Writing input/text0.txt


In [3]:
%%writefile input/text1.txt
The field of data analysis. Analytics often involves studying past historical data to 
research potential trends, to analyze the effects of certain decisions or events, or to 
evaluate the performance of a given tool or scenario. The goal of analytics is to improve 
the business by gaining knowledge which can be used to make improvements or changes.

Writing input/text1.txt


In [4]:
%%writefile input/text2.txt
Data analytics (DA) is the process of examining data sets in order to draw conclusions 
about the information they contain, increasingly with the aid of specialized systems 
and software.
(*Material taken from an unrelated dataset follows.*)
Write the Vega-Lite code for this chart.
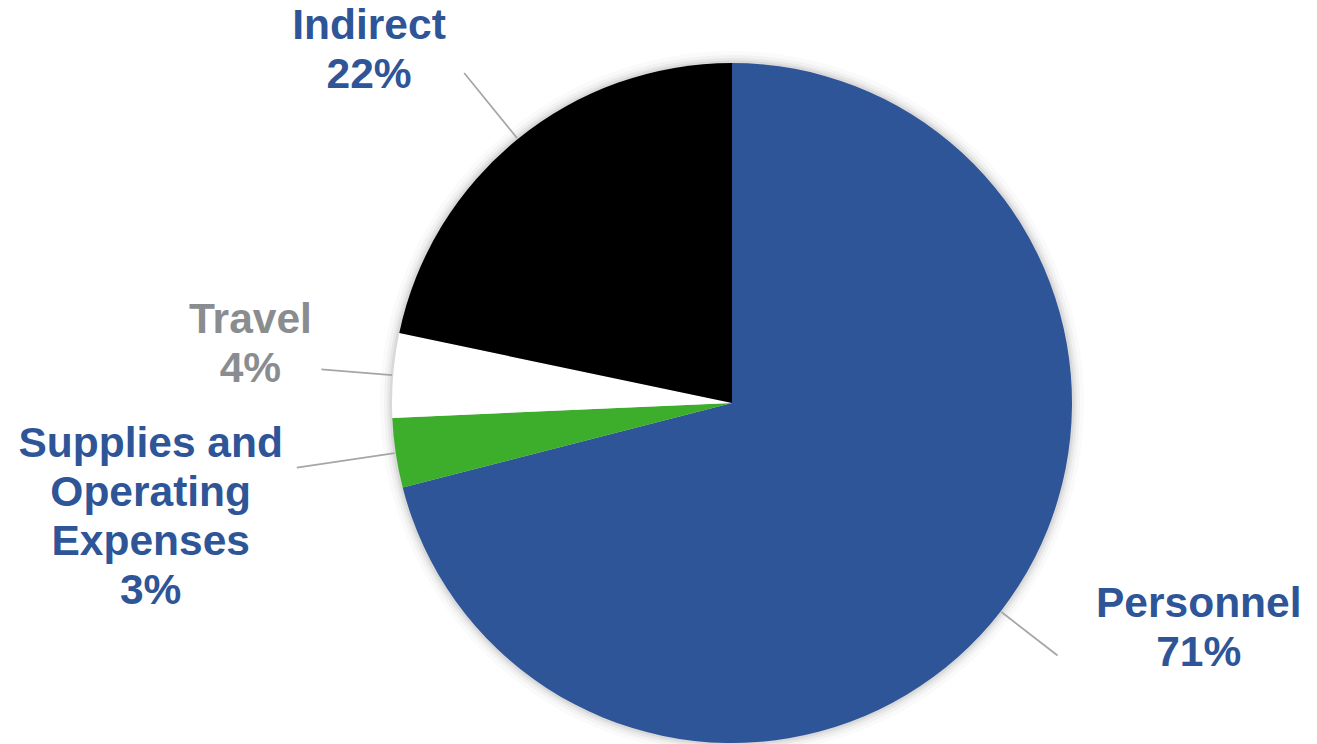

Data analytics technologies and techniques are widely used in commercial 
industries to enable organizations to make more-informed business decisions and by 
scientists and researchers to verify or disprove scientific models, theories and 
hypotheses.

Writing input/text2.txt


Implementación del Algoritmo MapReduce con dos jobs
---

In [5]:
%%writefile most_frequent_words.py

import string

from mrjob.job import MRJob
from mrjob.step import MRStep

from operator import itemgetter

class MostFrequentWords(MRJob):
    #
    def steps(self):
        return [
            MRStep(
                mapper=self.mapper_get_words,
                reducer=self.reducer_count_words,
            ),
            MRStep(
                mapper=self.mapper_group_words,
                reducer=self.reducer_group_words,
            ),
        ]

    # --< Job 1 >------------------------------------------------------------------------
    def preprocessing(self, word):
        word = word.lower()
        word = word.translate(str.maketrans("", "", string.punctuation))
        word = word.replace("\n", "")
        return word

    def mapper_get_words(self, _, line):
        for word in line.split():
            word = self.preprocessing(word)
            yield word, 1

    def reducer_count_words(self, word, counts):
        yield word, sum(counts)

    # --< Job 2 >------------------------------------------------------------------------
    def mapper_group_words(self, word, counts):
        yield "COUNTS", (counts, word)
    
    def reducer_group_words(self, dummy_key, pairs):        
        top = []
        for pair in pairs:
            top.extend(list(pairs))
            top.sort()
            top = top[-10:]
        
        for e in top:
            yield e[1], e[0]


if __name__ == "__main__":
    MostFrequentWords.run()

Writing most_frequent_words.py


Ejecución
---

In [6]:
!python3 most_frequent_words.py  input/*.txt > result.txt

No configs found; falling back on auto-configuration
No configs specified for inline runner
Creating temp directory /tmp/most_frequent_words.root.20220526.023852.129587
Running step 1 of 2...
Running step 2 of 2...
job output is in /tmp/most_frequent_words.root.20220526.023852.129587/output
Streaming final output from /tmp/most_frequent_words.root.20220526.023852.129587/output...
Removing temp directory /tmp/most_frequent_words.root.20220526.023852.129587...


In [7]:
!cat result.txt

"performance"	3
"used"	3
"in"	5
"or"	5
"of"	8
"data"	9
"the"	12
"to"	12
"and"	15
"analytics"	20